F Trump to send weapons to Ukrainian military - news everytime

Saturday, December 23, 2017

Trump to send weapons to Ukrainian military

 The Trump administration will provide the Ukrainian military with “enhanced defensive capabilities” at a time of intensifying fighting with Russian-backed forces in the country’s eastern provinces, reversing an Obama-era policy and threatening to escalate the four-year-old conflict.

Heather Nauert, the state department spokesperson, said the decision was “part of our effort to help Ukraine build its long-term defence capacity, to defend its sovereignty and territorial integrity, and to deter further aggression”.

Ms Nauert did not say what kind of weapons would be sent to Kiev. But ABC News reported they would include Javelin anti-tank missiles long coveted by the Ukrainian military to fight Russian-backed separatist ground forces in the eastern Donbass region. 

Although the move is likely to further damage already frayed relations between Washington and Moscow, Ms Nauert insisted the US was committed to ceasefire agreements reached between Russia and Ukraine in 2014 and 2105, saying the US assistance was “entirely defensive in nature” and was not intended to undermine the so-called Minsk peace accords.

Grigory Karasin, deputy foreign minister, told Russia’s state news agency that President Donald Trump’s decision “raises the danger of derailing the process of peaceful settlement in Ukraine”. Russian President Vladimir Putin has warned US assistance would escalate the conflict.

Kiev’s leadership and military have pleaded for Javelins and other lethal weaponry since Russia fomented a proxy war in far eastern regions following its 2014 occupation of Crimea, requests that have been renewed as fighting in the Donbass have intensified in recent weeks. 

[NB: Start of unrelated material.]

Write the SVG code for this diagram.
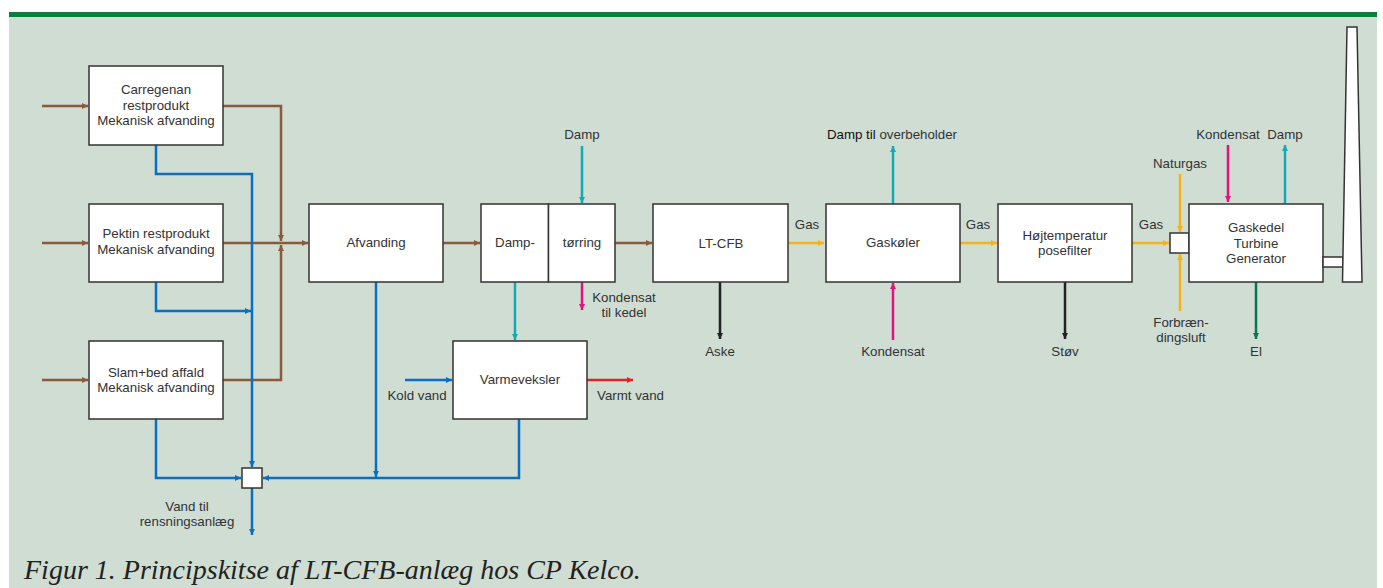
<svg xmlns="http://www.w3.org/2000/svg" width="1383" height="588" viewBox="0 0 1383 588">
<defs>
<style>
.bg{fill:#cfddd3}
.box{fill:#ffffff;stroke:#333333;stroke-width:1.5}
.t{font-family:"Liberation Sans",Arial,sans-serif;font-size:13.3px;fill:#333333;text-anchor:middle}
.ln{fill:none;stroke-width:2.5}
.br{stroke:#8a5a3c}
.bl{stroke:#0a6fc0}
.te{stroke:#14aab4}
.mg{stroke:#e0147f}
.or{stroke:#f6b318}
.rd{stroke:#e02222}
.bk{stroke:#222222}
.gr{stroke:#0b7552}
.cap{font-family:"Liberation Serif","Times New Roman",serif;font-style:italic;font-size:28px;fill:#222222}
</style>
<marker id="aBr" viewBox="0 0 10 10" refX="10" refY="5" markerWidth="8" markerHeight="6" markerUnits="userSpaceOnUse" orient="auto"><path d="M0,0L10,5L0,10z" fill="#8a5a3c"/></marker>
<marker id="aBl" viewBox="0 0 10 10" refX="10" refY="5" markerWidth="8" markerHeight="6" markerUnits="userSpaceOnUse" orient="auto"><path d="M0,0L10,5L0,10z" fill="#0a6fc0"/></marker>
<marker id="aTe" viewBox="0 0 10 10" refX="10" refY="5" markerWidth="8" markerHeight="6" markerUnits="userSpaceOnUse" orient="auto"><path d="M0,0L10,5L0,10z" fill="#14aab4"/></marker>
<marker id="aMg" viewBox="0 0 10 10" refX="10" refY="5" markerWidth="8" markerHeight="6" markerUnits="userSpaceOnUse" orient="auto"><path d="M0,0L10,5L0,10z" fill="#e0147f"/></marker>
<marker id="aOr" viewBox="0 0 10 10" refX="10" refY="5" markerWidth="8" markerHeight="6" markerUnits="userSpaceOnUse" orient="auto"><path d="M0,0L10,5L0,10z" fill="#f6b318"/></marker>
<marker id="aRd" viewBox="0 0 10 10" refX="10" refY="5" markerWidth="8" markerHeight="6" markerUnits="userSpaceOnUse" orient="auto"><path d="M0,0L10,5L0,10z" fill="#e02222"/></marker>
<marker id="aBk" viewBox="0 0 10 10" refX="10" refY="5" markerWidth="8" markerHeight="6" markerUnits="userSpaceOnUse" orient="auto"><path d="M0,0L10,5L0,10z" fill="#222222"/></marker>
<marker id="aGr" viewBox="0 0 10 10" refX="10" refY="5" markerWidth="8" markerHeight="6" markerUnits="userSpaceOnUse" orient="auto"><path d="M0,0L10,5L0,10z" fill="#0b7552"/></marker>
</defs>
<rect x="0" y="0" width="1383" height="588" fill="#ffffff"/>
<rect class="bg" x="9" y="16" width="1368" height="572"/>
<rect x="9" y="12" width="1368" height="5" fill="#0b7f3b"/>

<g id="connectors">
<path class="ln br" d="M42,106H88" marker-end="url(#aBr)"/>
<path class="ln br" d="M42,243H88" marker-end="url(#aBr)"/>
<path class="ln br" d="M42,380H88" marker-end="url(#aBr)"/>
<path class="ln br" d="M223,106H281V241" marker-end="url(#aBr)"/>
<path class="ln br" d="M223,380H281V245" marker-end="url(#aBr)"/>
<path class="ln br" d="M223,243H308" marker-end="url(#aBr)"/>
<path class="ln br" d="M443,243H480" marker-end="url(#aBr)"/>
<path class="ln br" d="M615,243H652" marker-end="url(#aBr)"/>

<path class="ln bl" d="M156,145V174H252V467" marker-end="url(#aBl)"/>
<path class="ln bl" d="M156,282V311H251" marker-end="url(#aBl)"/>
<path class="ln bl" d="M156,419V478H241" marker-end="url(#aBl)"/>
<path class="ln bl" d="M519,419V478H263" marker-end="url(#aBl)"/>
<path class="ln bl" d="M376,282V477" marker-end="url(#aBl)"/>
<path class="ln bl" d="M252,488V535" marker-end="url(#aBl)"/>
<path class="ln bl" d="M405,380H452" marker-end="url(#aBl)"/>
<path class="ln rd" d="M587,380H633" marker-end="url(#aRd)"/>

<path class="ln te" d="M582,146V203" marker-end="url(#aTe)"/>
<path class="ln te" d="M515,282V340" marker-end="url(#aTe)"/>
<path class="ln te" d="M893,204V146" marker-end="url(#aTe)"/>
<path class="ln te" d="M1285,203V145" marker-end="url(#aTe)"/>

<path class="ln mg" d="M582,282V310" marker-end="url(#aMg)"/>
<path class="ln mg" d="M893,340V283" marker-end="url(#aMg)"/>
<path class="ln mg" d="M1228,145V202" marker-end="url(#aMg)"/>

<path class="ln or" d="M788,243H824" marker-end="url(#aOr)"/>
<path class="ln or" d="M960,243H997" marker-end="url(#aOr)"/>
<path class="ln or" d="M1132,243H1169" marker-end="url(#aOr)"/>
<path class="ln or" d="M1180,174V232" marker-end="url(#aOr)"/>
<path class="ln or" d="M1180,311V254" marker-end="url(#aOr)"/>

<path class="ln bk" d="M720,282V339" marker-end="url(#aBk)"/>
<path class="ln bk" d="M1065,282V339" marker-end="url(#aBk)"/>
<path class="ln gr" d="M1256,282V339" marker-end="url(#aGr)"/>
</g>

<g id="carregenan">
<rect class="box" x="89" y="66" width="134" height="79"/>
<text class="t" x="156" y="94">Carregenan</text>
<text class="t" x="156" y="110">restprodukt</text>
<text class="t" x="156" y="125">Mekanisk afvanding</text>
</g>
<g id="pektin">
<rect class="box" x="89" y="204" width="134" height="78"/>
<text class="t" x="156" y="238">Pektin restprodukt</text>
<text class="t" x="156" y="254">Mekanisk afvanding</text>
</g>
<g id="slam">
<rect class="box" x="89" y="341" width="134" height="78"/>
<text class="t" x="156" y="377">Slam+bed affald</text>
<text class="t" x="156" y="392">Mekanisk afvanding</text>
</g>
<g id="mixer1">
<rect class="box" x="242" y="468" width="20" height="20"/>
</g>
<g id="vand-label">
<text class="t" x="187" y="511">Vand til</text>
<text class="t" x="187" y="526">rensningsanlæg</text>
</g>
<g id="afvanding">
<rect class="box" x="309" y="204" width="134" height="78"/>
<text class="t" x="376" y="247">Afvanding</text>
</g>
<g id="damptorring">
<rect class="box" x="481" y="204" width="67.5" height="78"/>
<rect class="box" x="548.5" y="204" width="66.5" height="78"/>
<text class="t" x="515" y="247">Damp-</text>
<text class="t" x="582" y="247">tørring</text>
<text class="t" x="582" y="139">Damp</text>
<text class="t" x="624" y="302">Kondensat</text>
<text class="t" x="624" y="317">til kedel</text>
</g>
<g id="varmeveksler">
<rect class="box" x="453" y="341" width="134" height="78"/>
<text class="t" x="520" y="384">Varmeveksler</text>
<text class="t" x="417" y="400">Kold vand</text>
<text class="t" x="597" y="400" style="text-anchor:start">Varmt vand</text>
</g>
<g id="ltcfb">
<rect class="box" x="653" y="204" width="135" height="78"/>
<text class="t" x="721" y="248">LT-CFB</text>
<text class="t" x="807" y="229">Gas</text>
<text class="t" x="720" y="356">Aske</text>
</g>
<g id="gaskoler">
<rect class="box" x="826" y="204" width="134" height="78"/>
<text class="t" x="893" y="247">Gaskøler</text>
<text class="t" x="892" y="139"><tspan fill="#111111">Damp til</tspan> overbeholder</text>
<text class="t" x="893" y="356">Kondensat</text>
<text class="t" x="978" y="229">Gas</text>
</g>
<g id="posefilter">
<rect class="box" x="998" y="204" width="134" height="78"/>
<text class="t" x="1065" y="240">Højtemperatur</text>
<text class="t" x="1065" y="255">posefilter</text>
<text class="t" x="1065" y="356">Støv</text>
<text class="t" x="1151" y="229">Gas</text>
</g>
<g id="mixer2">
<rect class="box" x="1170" y="233" width="19" height="20"/>
<text class="t" x="1180" y="168">Naturgas</text>
<text class="t" x="1181" y="327">Forbræn-</text>
<text class="t" x="1181" y="342">dingsluft</text>
</g>
<g id="gaskedel">
<rect class="box" x="1189" y="204" width="134" height="78"/>
<text class="t" x="1256" y="232">Gaskedel</text>
<text class="t" x="1256" y="248">Turbine</text>
<text class="t" x="1256" y="263">Generator</text>
<text class="t" x="1228" y="139">Kondensat</text>
<text class="t" x="1285" y="139">Damp</text>
<text class="t" x="1256" y="356">El</text>
</g>
<g id="chimney">
<rect class="box" x="1323" y="257" width="20" height="10"/>
<polygon class="box" points="1347,27 1357,27 1362,282 1342.5,282"/>
</g>
<text class="cap" x="24" y="579">Figur 1. Principskitse af LT-CFB-anlæg hos CP Kelco.</text>
</svg>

The Obama administration long resisted Kiev’s requests, fearing it would escalate the conflict and lead to Ukrainian troops using US weaponry against Russian combat forces, significantly internationalising the war.

Alexander Hug, an Organisation for Security and Co-operation in Europe official monitoring the conflict, said on Friday ceasefire violations during the week surged by 40 per cent to 16,000. He said 85 civilians had died so far this year in the conflict which has claimed more than 10,000 combatants and civilians since erupting in 2014.

Senator John McCain, the Arizona Republican who has long called for the US to provide Ukraine with more lethal weapons, said Mr Trump’s decision “sends a strong signal that the United States will stand by its allies and partners as they fight to defend their sovereignty and territorial integrity”. 

“This decision is years overdue,” Mr McCain added. “But as Vladimir Putin continues to sow instability in Ukraine and Russian-led forces escalate their deadly attacks, it could not come at a more important time.”

In a statement Kiev said that Petro Poroshenko, Ukraine’s president, had spoken by telephone late on Friday with US Secretary of State Rex Tillerson to discuss the “escalation of the situation in the Donbass due to an increase in the number of bombardments by Russian militants.”

Visiting the frontline town of Avdiivka earlier this year, Kurt Volker, appointed by Mr Trump as a special envoy for the conflict, described the situation as a “hot war”.

Mr Volker has held talks this year with Ukrainian and European officials as well as Vladislav Surkov, a senior aide to Russia’s president, with the aim forging a lasting ceasefire and settlement. He has called upon Russia to withdraw its forces and military support for Donetsk and Lugansk-based separatists in the Donbas region, and to agree to an international peacekeeping mission.

“Peace in eastern Ukraine can come if Russia pulls out it’s forces and stops support for it’s proxies. International community can help, but peace depends on Russia,” Mr Volker said in a tweet summing up his December 19 discussions at the Atlantic Council.


Russia’s leadership continues to deny being party to the conflict and has refused to sanction a peacekeeping mission which would have full access throughout the conflict zone, insisting Kiev and its western backers needed to engage directly with the separatist leadership.